1942–1943 — выступления Дитрих вместе с Орсоном Уэллсом с иллюзионистским номером, который был включен в пропагандистский фильм «Следуя за парнями». Она также снялась в четырех фильмах. В конце 1943 года Жан Габен вступил во французскую армию, созданную движением «Свободная Франция», и отправился на фронт в Северную Африку.

1944, апрель — Марлен в чине капитана вооруженных сил США приехала в Касабланку. Она выступала в концертах в Алжире и нашла там Габена. Исполнение немецкой песни «Лили Марлен» на английском языке. Вслед за освободительными войсками Марлен направилась в Италию.

Зима — выступления перед войсками, принявшими участие в Арденнском сражении. Связь с генералом Джеймсом Гавеном.

1945, февраль — приезд в освобожденный Париж.

Июль — возвращение в Нью-Йорк. Марлен получила известие от своей матери, которую разыскали в Берлине люди из американского Главного штаба. Она отправилась в Германию, чтобы повидаться с ней.

6 ноября — умерла Жозефина фон Лош.

1946 возвратившись в Париж, Марлен снялась вместе с Габеном в фильме «Мартин Руманьяк» на французском языке, который совершенно не понравился публике и вызвал резкую критику. Разрыв с Габеном.

1947 возвращение в Соединенные Штаты.

4 июля — ее дочь Мария вышла замуж за Уильяма Риву. Август — октябрь — съемки фильма «Золотые серьги» на «Парамаунт».

Ноябрь — награждение медалью Свободы. Марлен Дитрих стала первой женщиной, удостоенной этой награды.

1948 съемки у режиссера Билли Уайлдера в фильме «Зарубежный роман», который стал ее лучшим фильмом после прекращения работы со Штернбергом.

28 июня — у Марии родился первый сын. Это событие использовали для рекламы звезды как «самой гламурной бабушки в мире».
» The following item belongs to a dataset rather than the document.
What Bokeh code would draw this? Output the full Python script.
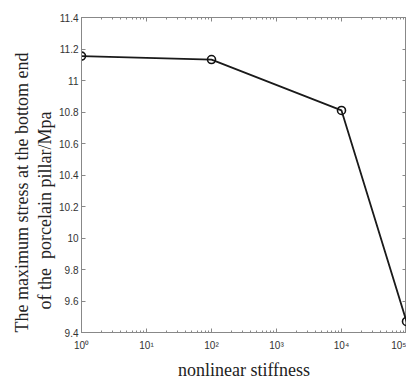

7 июля — премьера «Зарубежного романа» в Нью-Йорке.

1949, май — сентябрь — съемки в Лондоне в фильме Хичкока «Страх сцены», где она впервые спела песню Эдит Пиаф «Жизнь в розовом свете».
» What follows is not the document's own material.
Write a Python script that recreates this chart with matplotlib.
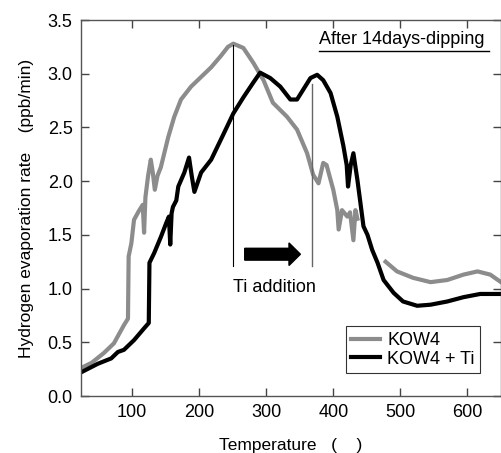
import matplotlib
matplotlib.use("Agg")
import matplotlib.pyplot as plt
import numpy as np

plt.rcParams['font.family'] = ['Liberation Sans', 'DejaVu Sans']

# KOW4 (grey) - gap where the trace is missing
temp_kow4 = [24, 40, 58, 73, 88, 94, 95, 99, 103, 110, 116, 118, 120, 124, 128,
             131, 134, 138, 143, 154, 163, 173, 188, 203, 218, 233, 243, 251,
             266, 281, 296, 310, 331, 346, 361, 370, 378, 385, 390, 400, 406,
             408, 413, 421, 425, 430, 433, 436, np.nan,
             478, 495, 519, 545, 570, 594, 615, 634, 650]
rate_kow4 = [0.26, 0.31, 0.40, 0.49, 0.66, 0.72, 1.30, 1.42, 1.64, 1.72, 1.78,
             1.52, 1.85, 2.05, 2.20, 2.08, 1.92, 2.05, 2.13, 2.41, 2.60, 2.76,
             2.88, 2.97, 3.06, 3.17, 3.25, 3.28, 3.24, 3.10, 2.94, 2.73, 2.60,
             2.48, 2.26, 2.06, 1.98, 2.17, 2.15, 1.92, 1.73, 1.55, 1.73, 1.67,
             1.71, 1.45, 1.73, 1.65, np.nan,
             1.25, 1.16, 1.10, 1.06, 1.08, 1.13, 1.16, 1.13, 1.06]

# KOW4 + Ti (black)
temp_ti = [24, 49, 69, 79, 88, 103, 118, 125, 126, 133, 143, 151, 155, 157,
           159, 161, 166, 169, 178, 185, 189, 193, 203, 218, 235, 251, 266,
           281, 291, 306, 321, 336, 346, 355, 366, 376, 385, 396, 406, 415,
           420, 422, 426, 430, 436, 440, 445, 451, 458, 466, 475, 490, 504,
           525, 545, 570, 594, 619, 650]
rate_ti = [0.22, 0.30, 0.35, 0.41, 0.43, 0.52, 0.63, 0.68, 1.24, 1.33, 1.48,
           1.61, 1.67, 1.41, 1.70, 1.76, 1.82, 1.95, 2.08, 2.22, 2.05, 1.90,
           2.08, 2.20, 2.42, 2.63, 2.78, 2.92, 3.01, 2.96, 2.88, 2.76, 2.76,
           2.85, 2.96, 2.99, 2.94, 2.82, 2.60, 2.33, 2.15, 1.95, 2.15, 2.26,
           2.01, 1.82, 1.58, 1.50, 1.36, 1.24, 1.08, 0.96, 0.88, 0.84, 0.85,
           0.88, 0.92, 0.95, 0.95]

xticks = [100, 200, 300, 400, 500, 600]
yticks = [0.0, 0.5, 1.0, 1.5, 2.0, 2.5, 3.0, 3.5]

fig = plt.figure(figsize=(5.01, 4.53), dpi=100)
ax = fig.add_axes([0.1617, 0.1258, 0.8383, 0.83])

ax.plot(temp_kow4, rate_kow4, color='#8c8c8c', lw=3.0, label='KOW4',
        solid_joinstyle='round')
ax.plot(temp_ti, rate_ti, color='black', lw=3.0, label='KOW4 + Ti',
        solid_joinstyle='round')

# Ti addition markers
ax.plot([251, 251], [1.21, 3.27], color='black', lw=0.8)
ax.plot([369, 369], [1.21, 2.90], color='#666666', lw=1.0)
ax.arrow(268, 1.32, 83, 0, width=0.11, head_width=0.21, head_length=17,
         length_includes_head=True, color='black')
ax.text(312, 1.01, 'Ti addition', fontsize=13, ha='center', va='center')

# top-right note with underline
ax.text(0.567, 0.947, 'After 14days-dipping', fontsize=13, ha='left',
        va='center', transform=ax.transAxes)
ax.plot([0.567, 0.971], [0.918, 0.918], color='black', lw=1.0,
        transform=ax.transAxes, clip_on=False)

ax.set_xlim(24, 650)
ax.set_ylim(0, 3.5)
ax.set_xticks(xticks)
ax.set_yticks(yticks)
ax.set_yticklabels(['%.1f' % v for v in yticks])
ax.tick_params(direction='in', top=True, right=True, length=6, width=1,
               labelsize=13, color='#444444', pad=6)
for s in ax.spines.values():
    s.set_color('#555555')
    s.set_linewidth(1.0)

ax.set_xlabel('Temperature   (    )', fontsize=12.5, labelpad=12)
ax.set_ylabel('Hydrogen evaporation rate    (ppb/min)', fontsize=12.5,
              labelpad=10)

leg = ax.legend(loc='lower right', bbox_to_anchor=(0.95, 0.061),
                fontsize=13, frameon=True, fancybox=False, handlelength=1.6,
                handletextpad=0.4, borderpad=0.3, labelspacing=0.1,
                borderaxespad=0)
leg.get_frame().set_edgecolor('black')
leg.get_frame().set_linewidth(0.8)

fig.savefig('out.png', dpi=100)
1950 связь в Нью-Йорке с Юлием Бриннером.

1951, март — апрель — съемки в «Пресловутом ранчо» у режиссера Фрица Ланга, которого она ненавидела за деспотичное обращение.
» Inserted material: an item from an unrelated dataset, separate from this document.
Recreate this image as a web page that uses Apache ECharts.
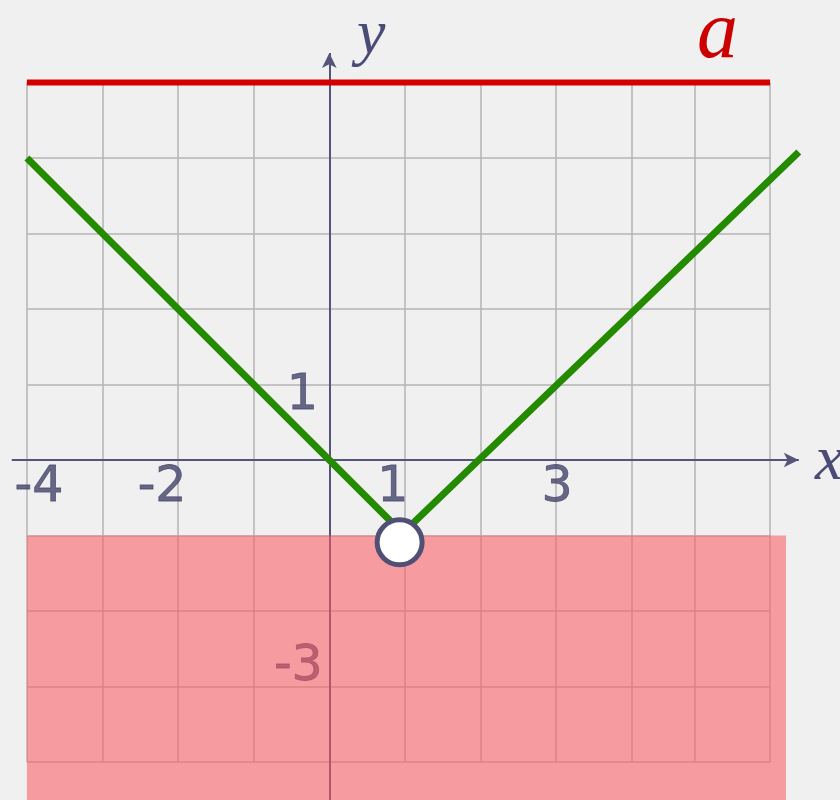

1953, декабрь — первый сольный концерт в отеле «Сахара» в Лас-Вегасе за самый высокий гонорар, который когда-либо кому-либо платили. Начало концертной деятельности, которая продлилась 22 года, и Дитрих гастролировала по всему миру.

1954 сольный концерт в «Кафе де Пари» в Лондоне с участием Ноэля Коварда, который представлял ее публике.

Август — гала-концерт в Монте-Карло, где ее представлял публике Жан Маре, зачитавший текст, написанный Жаном Кокто.

1955 сольные концерты в Лондоне и Лас-Вегасе. Роль в фильме «Вокруг света за 80 дней» Майкла Андерсона, в котором снимались звезды из разных стран.

1957 в начале года съемки в течение двух вечеров в коротких сценах в фильме «Печать зла» Орсона Уэллса. Со временем Дитрих будет считать, что никогда не играла лучше, чем в эти два вечера.

Лето — Марлен снялась в фильме «Свидетель обвинения» Билли Уайлдера.

Февраль и ноябрь — сольные концерты в Лас-Вегасе. 1958— сольные концерты в Лас-Вегасе, Майами и Лондоне. Бёрт Бакарак стал ее аккомпаниатором.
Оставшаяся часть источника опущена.